Oleh karena itu persoalan yang harus dijawab terlebih dahulu adalah persoalan kemiskinan dan bisakah kita mengembangkan system politik yang mengenali dan mengidentifikasi keragaman yang ada di tingkat local. Bukan berarti kita bersepakat dengan premanisme politik, akan tetapi bagaimana kita bisa membuat suatu mekanisme Pilkada yang di satu sisi tidak memboroskan uang, tapi pada saat yang sama mekanisme atau rambu-rambu itu bisa membuat semacam aturan yang dalam bahasa Azizah: “okey kamu boleh preman, boleh punya orientasi ekonomi, akan tetapi dampaknya harus seminimal mungkin tidak boleh menggerogoti anggaran publik”. Atau dalam bahasa lain, preman mungkin ditolerir, asal tidak menggunakan atau memakan anggaran publik. Prasyarat lain yang diperlukan guna memberantas premanisme sepertinya adalah penggerusan pola patron klien.
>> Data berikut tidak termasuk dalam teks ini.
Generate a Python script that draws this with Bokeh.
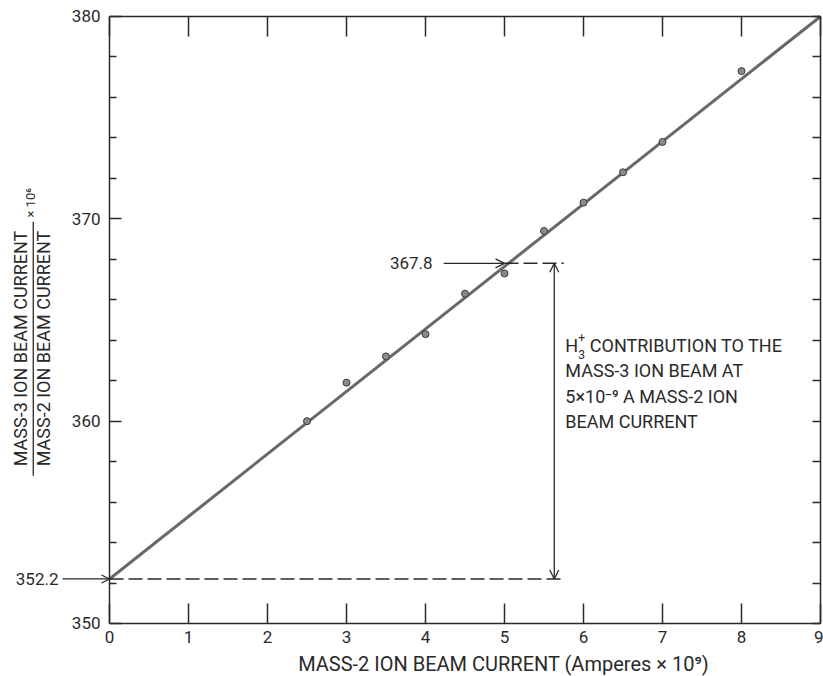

Selama patron klien tetap lestari di Indonesia, akan semakin tidak mungkin bagi kita memberantas premanisme.
Masa Depan Shadow State
Tidak bisa dielakkan bahwa ada hubungan yang jelas dan tidak terpisahkan antara premanisme, ekonomi informal, dan shadow state. Akar dari ini semua dapat ditunjuk pada sebuah fenomena klasik: kemiskinan. Kemiskinan, terutama di pedesaan telah mendorong orang untuk lari ke perkotaan mencari penghidupan lebih baik. Kehidupan liar di perkotaan membuat orang-orang yang berasal dari daerah asal sama, bekerjasama membentuk jaringan guna bertahan hidup. Basis kedaerahan maupun etnis dinilai sebagai basis yang paling bisa dipercaya dalam alam kota yang kejam. Dari jaringan ini mulai tumbuhlah ekonomi informal yang kadang tidak tersentuh negara. Kealpaan maupun ketidakmampuan negara melayani pertumbuhan sector ekonomi informal (keamanan, ketertiban, dst) menimbulkan permintaan pelayanan pada institusi informal lainnya, yang kemudian dikenal sebagai premanisme. Perkembangan kekuatan mereka membuat perannya tidak bisa diabaikan begitu saja. Tidak hanya mempengaruhi ekonomi informal, institusi informal (preman) akhirnya juga bisa menyentuh dan mempengaruhi institusi formal. Kuatnya pengaruh mereka terhadap institusi formal (Negara) membuat banyak orang menyebut preman sebagai bagian dari shadow state. Parahnya, bukan rahasia lagi jika institusi formal bukannya berupaya membendung pengaruh shadow state yang terus menguat, melainkan justru banyak aparat Negara yang di belakang layar bekerjasama dan memanfaatkan keberadaan shadow state sebagai sumber ekonomi politik yang penting. Dengan demikian, adalah ambigu jika kita meminta negara (formal) memukul shadow state, karena justru adanya negara nampak tidak bisa lepas dari keberadaan shadow state. Jika demikian, jangan-jangan ” (hanya) Negara dengan shadow state, maka Negara itu ada!”. Maka, yang bisa dilakukan nampaknya hanya terus-menerus memaksa aktor-aktor negara maupun shadow state itu untuk mempertanggungjawabkan setiap tindakan mereka, baik yang di permukaan maupun di bawah tanah, kepada publik.